━━━ Given information ━━━

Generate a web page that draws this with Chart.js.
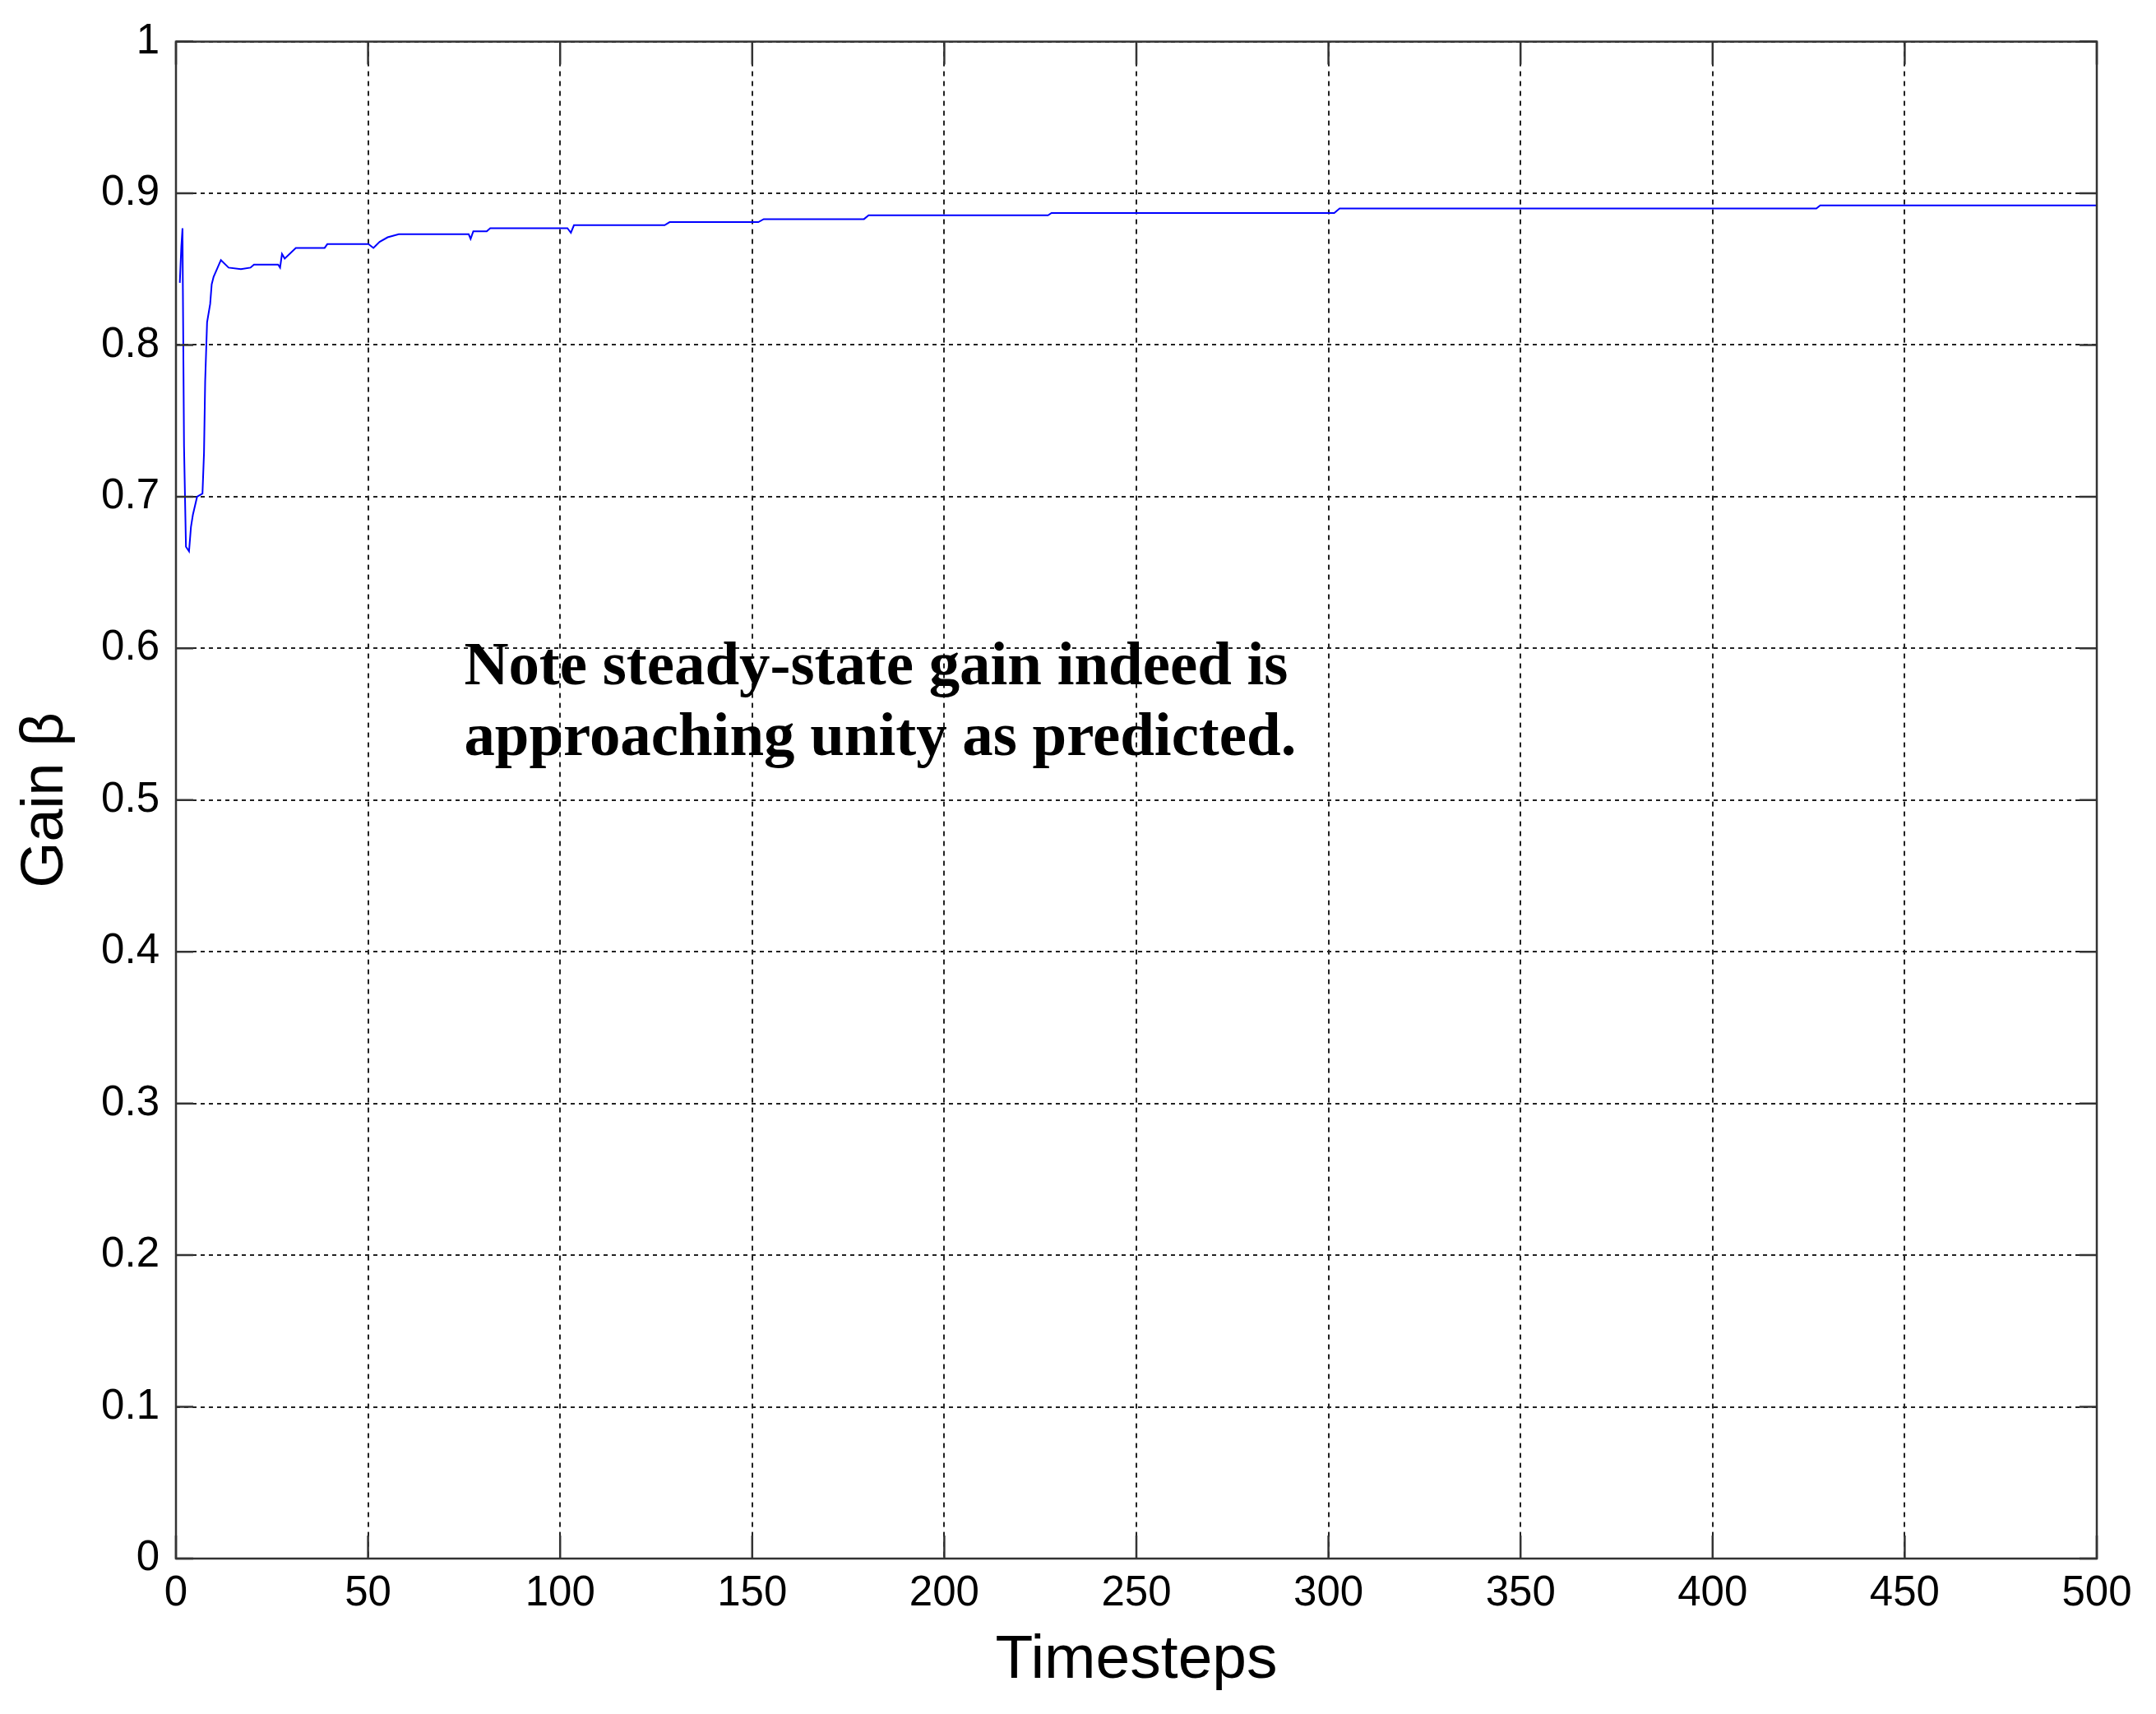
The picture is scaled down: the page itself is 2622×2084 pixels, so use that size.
<!DOCTYPE html>
<html>
<head>
<meta charset="utf-8">
<script src="https://cdn.jsdelivr.net/npm/chart.js@4.4.1/dist/chart.umd.min.js"></script>
<style>
  html, body { margin: 0; padding: 0; background: #fff; }
  canvas { display: block; }
</style>
</head>
<body>
<canvas id="gain-chart" width="2622" height="2084"></canvas>
<script>
// gain beta vs timestep
const timesteps = [1, 1.4, 1.7, 1.8, 2.1, 2.6, 3.4, 3.9, 4.4, 5.5, 6.9, 7.3, 7.6, 8.1, 8.9, 9.3, 9.8,
  11.7, 13.7, 16.9, 19.4, 20.3, 26.6, 27.1, 27.6, 28.3, 31.2, 38.7, 39.4, 50.1, 51.4, 53, 55.1, 58,
  76.2, 76.7, 77.4, 80.9, 81.8, 101.9, 102.8, 103.6, 127.2, 128.5, 151.6, 153, 179.1, 180.3,
  227, 227.9, 301.5, 302.9, 427, 428, 500];
const gain = [0.841, 0.865, 0.877, 0.837, 0.733, 0.667, 0.664, 0.680, 0.688, 0.700, 0.702, 0.729, 0.776, 0.815, 0.827, 0.840, 0.845,
  0.856, 0.851, 0.850, 0.851, 0.853, 0.853, 0.851, 0.860, 0.857, 0.864, 0.864, 0.8665, 0.8665, 0.864, 0.868, 0.871, 0.873,
  0.873, 0.870, 0.875, 0.875, 0.877, 0.877, 0.874, 0.879, 0.879, 0.881, 0.881, 0.883, 0.883, 0.8855,
  0.8855, 0.887, 0.887, 0.890, 0.890, 0.892, 0.892];

const xTicks = [0, 50, 100, 150, 200, 250, 300, 350, 400, 450, 500];
const yTicks = [0, 0.1, 0.2, 0.3, 0.4, 0.5, 0.6, 0.7, 0.8, 0.9, 1];
const noteLines = ["Note steady-state gain indeed is", "approaching unity as predicted."];

const sans = "'Liberation Sans', Arial, sans-serif";

// axes box + inward ticks (matlab style) and the text note
const matlabAxes = {
  id: "matlabAxes",
  afterDraw(chart) {
    const ctx = chart.ctx;
    const a = chart.chartArea;
    const xs = chart.scales.x, ys = chart.scales.y;
    ctx.save();
    ctx.strokeStyle = "#333";
    ctx.lineWidth = 2.5;
    ctx.beginPath();
    xTicks.forEach(v => {
      const px = xs.getPixelForValue(v);
      ctx.moveTo(px, a.bottom); ctx.lineTo(px, a.bottom - 28);
      ctx.moveTo(px, a.top); ctx.lineTo(px, a.top + 28);
    });
    yTicks.forEach(v => {
      const py = ys.getPixelForValue(v);
      ctx.moveTo(a.left, py); ctx.lineTo(a.left + 21, py);
      ctx.moveTo(a.right, py); ctx.lineTo(a.right - 21, py);
    });
    ctx.stroke();
    ctx.strokeRect(a.left, a.top, a.right - a.left, a.bottom - a.top);

    // note text
    ctx.fillStyle = "#000";
    ctx.font = "bold 74px 'Liberation Serif', 'Times New Roman', serif";
    ctx.textBaseline = "alphabetic";
    const sx = 1002 / ctx.measureText(noteLines[0]).width;
    const left = xs.getPixelForValue(75);
    [ys.getPixelForValue(0.5762), ys.getPixelForValue(0.5295)].forEach((by, i) => {
      ctx.save();
      ctx.translate(left, by);
      ctx.scale(sx, 1);
      ctx.fillText(noteLines[i], 0, 0);
      ctx.restore();
    });
    ctx.restore();
  }
};

const gridStyle = { color: "#222", lineWidth: 2, drawTicks: false };

new Chart(document.getElementById("gain-chart").getContext("2d"), {
  type: "scatter",
  data: {
    datasets: [{
      data: timesteps.map((t, i) => ({ x: t, y: gain[i] })),
      showLine: true,
      borderColor: "#0000ff",
      borderWidth: 2,
      pointRadius: 0,
      tension: 0
    }]
  },
  options: {
    responsive: false,
    animation: false,
    devicePixelRatio: 1,
    layout: { padding: { top: 50, right: 72, left: 0, bottom: 0 } },
    plugins: { legend: { display: false }, tooltip: { enabled: false } },
    scales: {
      x: {
        type: "linear",
        min: 0, max: 500,
        afterBuildTicks: s => { s.ticks = xTicks.map(v => ({ value: v })); },
        afterFit: s => { s.height = 189; },
        ticks: { color: "#000", padding: 12, maxRotation: 0, font: { family: sans, size: 51 },
          callback: v => String(v) },
        grid: gridStyle,
        border: { display: false, dash: [6, 6] },
        title: {
          display: true, text: "Timesteps", color: "#000",
          font: { family: sans, size: 75 }, padding: { top: 0, bottom: 20 }
        }
      },
      y: {
        type: "linear",
        min: 0, max: 1,
        afterBuildTicks: s => { s.ticks = yTicks.map(v => ({ value: v })); },
        afterFit: s => { s.width = 214; },
        ticks: { color: "#000", padding: 20, font: { family: sans, size: 51 },
          callback: v => String(v) },
        grid: gridStyle,
        border: { display: false, dash: [5, 5] },
        title: {
          display: true, text: "Gain β", color: "#000",
          font: { family: sans, size: 72 }, padding: { top: 13, bottom: 0 }
        }
      }
    }
  },
  plugins: [matlabAxes]
});
</script>
</body>
</html>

━━━

Reproduce the material in full, word for word, and omit the pictures.

Generate a web page that draws this with Chart.js.
The picture is scaled down: the page itself is 2622×2084 pixels, so use that size.
<!DOCTYPE html>
<html>
<head>
<meta charset="utf-8">
<script src="https://cdn.jsdelivr.net/npm/chart.js@4.4.1/dist/chart.umd.min.js"></script>
<style>
  html, body { margin: 0; padding: 0; background: #fff; }
  canvas { display: block; }
</style>
</head>
<body>
<canvas id="gain-chart" width="2622" height="2084"></canvas>
<script>
// gain beta vs timestep
const timesteps = [1, 1.4, 1.7, 1.8, 2.1, 2.6, 3.4, 3.9, 4.4, 5.5, 6.9, 7.3, 7.6, 8.1, 8.9, 9.3, 9.8,
  11.7, 13.7, 16.9, 19.4, 20.3, 26.6, 27.1, 27.6, 28.3, 31.2, 38.7, 39.4, 50.1, 51.4, 53, 55.1, 58,
  76.2, 76.7, 77.4, 80.9, 81.8, 101.9, 102.8, 103.6, 127.2, 128.5, 151.6, 153, 179.1, 180.3,
  227, 227.9, 301.5, 302.9, 427, 428, 500];
const gain = [0.841, 0.865, 0.877, 0.837, 0.733, 0.667, 0.664, 0.680, 0.688, 0.700, 0.702, 0.729, 0.776, 0.815, 0.827, 0.840, 0.845,
  0.856, 0.851, 0.850, 0.851, 0.853, 0.853, 0.851, 0.860, 0.857, 0.864, 0.864, 0.8665, 0.8665, 0.864, 0.868, 0.871, 0.873,
  0.873, 0.870, 0.875, 0.875, 0.877, 0.877, 0.874, 0.879, 0.879, 0.881, 0.881, 0.883, 0.883, 0.8855,
  0.8855, 0.887, 0.887, 0.890, 0.890, 0.892, 0.892];

const xTicks = [0, 50, 100, 150, 200, 250, 300, 350, 400, 450, 500];
const yTicks = [0, 0.1, 0.2, 0.3, 0.4, 0.5, 0.6, 0.7, 0.8, 0.9, 1];
const noteLines = ["Note steady-state gain indeed is", "approaching unity as predicted."];

const sans = "'Liberation Sans', Arial, sans-serif";

// axes box + inward ticks (matlab style) and the text note
const matlabAxes = {
  id: "matlabAxes",
  afterDraw(chart) {
    const ctx = chart.ctx;
    const a = chart.chartArea;
    const xs = chart.scales.x, ys = chart.scales.y;
    ctx.save();
    ctx.strokeStyle = "#333";
    ctx.lineWidth = 2.5;
    ctx.beginPath();
    xTicks.forEach(v => {
      const px = xs.getPixelForValue(v);
      ctx.moveTo(px, a.bottom); ctx.lineTo(px, a.bottom - 28);
      ctx.moveTo(px, a.top); ctx.lineTo(px, a.top + 28);
    });
    yTicks.forEach(v => {
      const py = ys.getPixelForValue(v);
      ctx.moveTo(a.left, py); ctx.lineTo(a.left + 21, py);
      ctx.moveTo(a.right, py); ctx.lineTo(a.right - 21, py);
    });
    ctx.stroke();
    ctx.strokeRect(a.left, a.top, a.right - a.left, a.bottom - a.top);

    // note text
    ctx.fillStyle = "#000";
    ctx.font = "bold 74px 'Liberation Serif', 'Times New Roman', serif";
    ctx.textBaseline = "alphabetic";
    const sx = 1002 / ctx.measureText(noteLines[0]).width;
    const left = xs.getPixelForValue(75);
    [ys.getPixelForValue(0.5762), ys.getPixelForValue(0.5295)].forEach((by, i) => {
      ctx.save();
      ctx.translate(left, by);
      ctx.scale(sx, 1);
      ctx.fillText(noteLines[i], 0, 0);
      ctx.restore();
    });
    ctx.restore();
  }
};

const gridStyle = { color: "#222", lineWidth: 2, drawTicks: false };

new Chart(document.getElementById("gain-chart").getContext("2d"), {
  type: "scatter",
  data: {
    datasets: [{
      data: timesteps.map((t, i) => ({ x: t, y: gain[i] })),
      showLine: true,
      borderColor: "#0000ff",
      borderWidth: 2,
      pointRadius: 0,
      tension: 0
    }]
  },
  options: {
    responsive: false,
    animation: false,
    devicePixelRatio: 1,
    layout: { padding: { top: 50, right: 72, left: 0, bottom: 0 } },
    plugins: { legend: { display: false }, tooltip: { enabled: false } },
    scales: {
      x: {
        type: "linear",
        min: 0, max: 500,
        afterBuildTicks: s => { s.ticks = xTicks.map(v => ({ value: v })); },
        afterFit: s => { s.height = 189; },
        ticks: { color: "#000", padding: 12, maxRotation: 0, font: { family: sans, size: 51 },
          callback: v => String(v) },
        grid: gridStyle,
        border: { display: false, dash: [6, 6] },
        title: {
          display: true, text: "Timesteps", color: "#000",
          font: { family: sans, size: 75 }, padding: { top: 0, bottom: 20 }
        }
      },
      y: {
        type: "linear",
        min: 0, max: 1,
        afterBuildTicks: s => { s.ticks = yTicks.map(v => ({ value: v })); },
        afterFit: s => { s.width = 214; },
        ticks: { color: "#000", padding: 20, font: { family: sans, size: 51 },
          callback: v => String(v) },
        grid: gridStyle,
        border: { display: false, dash: [5, 5] },
        title: {
          display: true, text: "Gain β", color: "#000",
          font: { family: sans, size: 72 }, padding: { top: 13, bottom: 0 }
        }
      }
    }
  },
  plugins: [matlabAxes]
});
</script>
</body>
</html>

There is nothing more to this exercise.